Hegel famously used the owl as a metaphor for human understanding which only seems to come when it is too late. Our understanding of the ways of owls has been latecoming but as Ackerman points out enthusiastically it is still early days. New technologies are allowing us to see not only the species level diversity within the order of Strigiformes but also individual diversity in a given population of owls. One needn’t be a birder to appreciate bird song or learn startling facts about charismatic birds like owls, and yet the sort of sustained owl facts litany intoned in this book might not be to everyone’s fancy. But everyone can get behind research that improves human and animal flourishing.

Just one way owl research has already benefited humans is by the incidental devising of a test of hearing for infants suspected to have an impairment based on the finding that owls’ pupils dilate when they hear an “oddball noise” (23).
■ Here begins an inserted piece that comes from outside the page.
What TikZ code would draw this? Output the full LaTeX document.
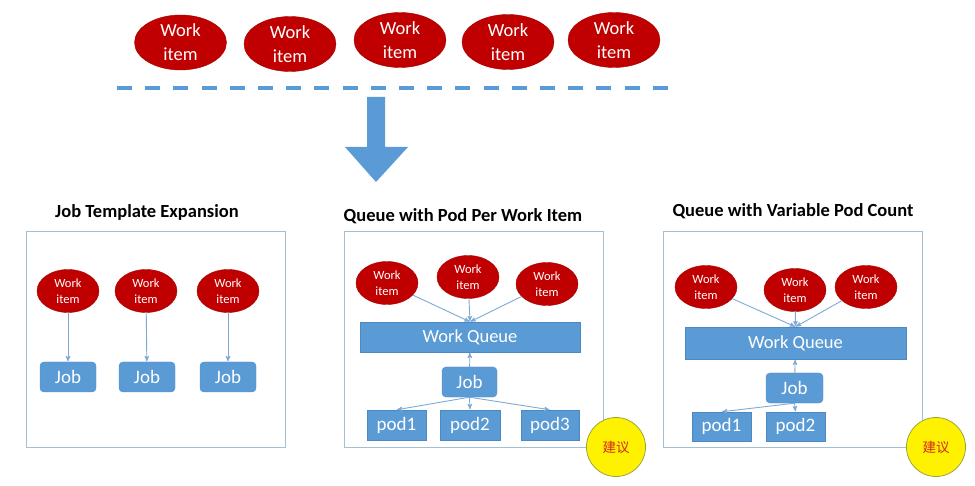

We do understand that the threats owls face are the same as those faced by other charismatic fauna: habitat loss, pollution, and climate change. These are issues with existential and quality-of-life- impacting ramifications for the human world writ large, birders and the bird-indifferent alike. Irrespective of our interest in owls or literary non-fiction about owls, egging on those who are already at work uncovering their secrets is in humanity’s best interests.